Всё эти афоризмы и примеры-иллюстрации  — лишь преамбула к короткому кармен-эссе Викентия Вересаева, которое составил на основе его работы «Записи для себя» (Мысли, факты, выписки, дневниковые записи), 1945.

————————————————————————————

== Фауст. Вселенная книги

Через каждые пять лет перечитывай «Фауста» Гёте. Если ты каждый раз не будешь поражён, сколько тебе открывается нового, и не будешь недоумевать, как же раньше ты этого не замечал, — то ты остановился в своём развитии. <...>
 
 
Меня спросила одна девушка:
— Какая идея в "Фаусте»?

Я ответил:
— Вы помните, Фауст соглашается отдать свою душу Мефистофелю, если сможет сказать мгновению: «Стой, ты прекрасно!» И это мгновение настаёт тогда, когда Фауст видит, что затеянное им дело обещает принести огромную пользу человечеству. Характер этого счастья таков, что Мефистофель теряет власть над Фаустом, и Фауст спасается.
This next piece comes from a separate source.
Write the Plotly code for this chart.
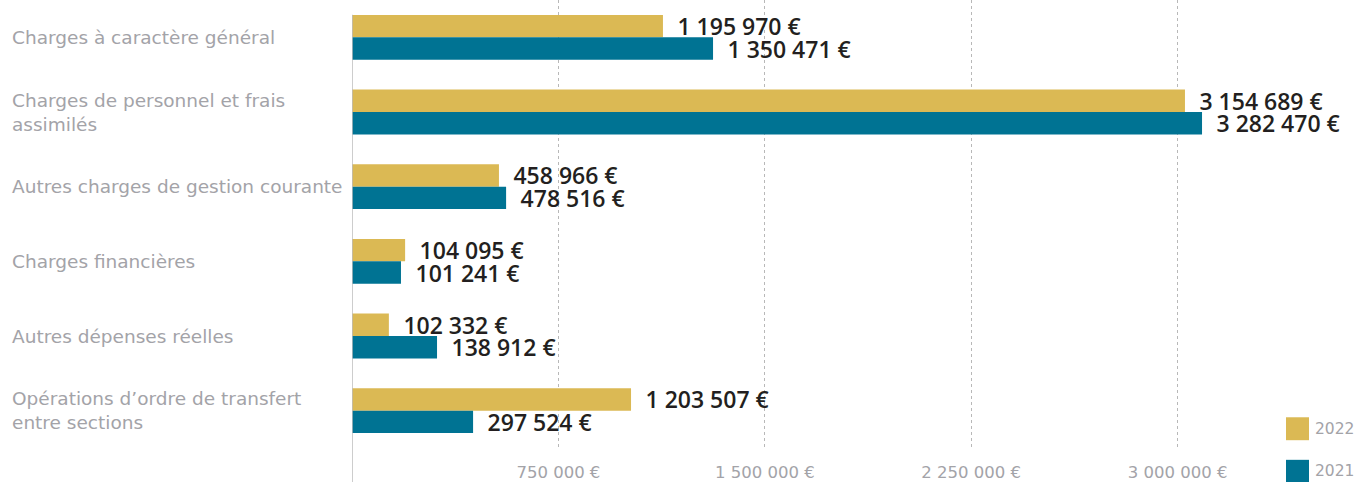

Когда девушка ушла, мне стало стыдно. Как будто о простиравшемся перед нами огромном лесе меня спросили, какой в нём смысл, а я показал на молодой дубок и сказал, что из него можно согнуть великолепную дугу для телеги. Какова «идея» «Фауста»! Да разве дело в той дуге, которую можно согнуть из молодого дубка! Лес этот даёт столько и материальной пользы, и красоты, и здоровья, что просто смешно говорить о дуге. В «Фаусте» на каждой странице такая неисчерпаемая глубина мысли, переживаний, настроений, жизненного опыта, знаний, что основная «идея» тут имеет значение третьестепенное.

Мне после этого было очень приятно прочесть в разговорах Гёте, записанных Эккерманом, следующее его признание: «Ко мне приходят и спрашивают, какую идею я хотел воплотить в моём «Фаусте». Точно я сам знаю это и могу выразить!.. Было бы удивительно, если б я вздумал всю столь богатую, пёструю и в высшей степени многообразную жизнь, какая изображена в «Фаусте», нанизать на тонкую нить одной всепроникающей идеи... Я собирал в душе впечатления, и притом впечатления чувственные, полные жизни, приятные, пёстрые, многообразные, какие мне давало возбуждённое воображение. Затем, как поэту, мне оставалось только художественно округлять и развивать эти образы и впечатления и, при помощи живого изображения, проявлять их, дабы и другие, читая и слушая изображённое, получали те же самые впечатления... Я склоняюсь к мнению, что чем несоизмеримее и для ума недостижимее данное поэтическое произведение, тем оно лучше».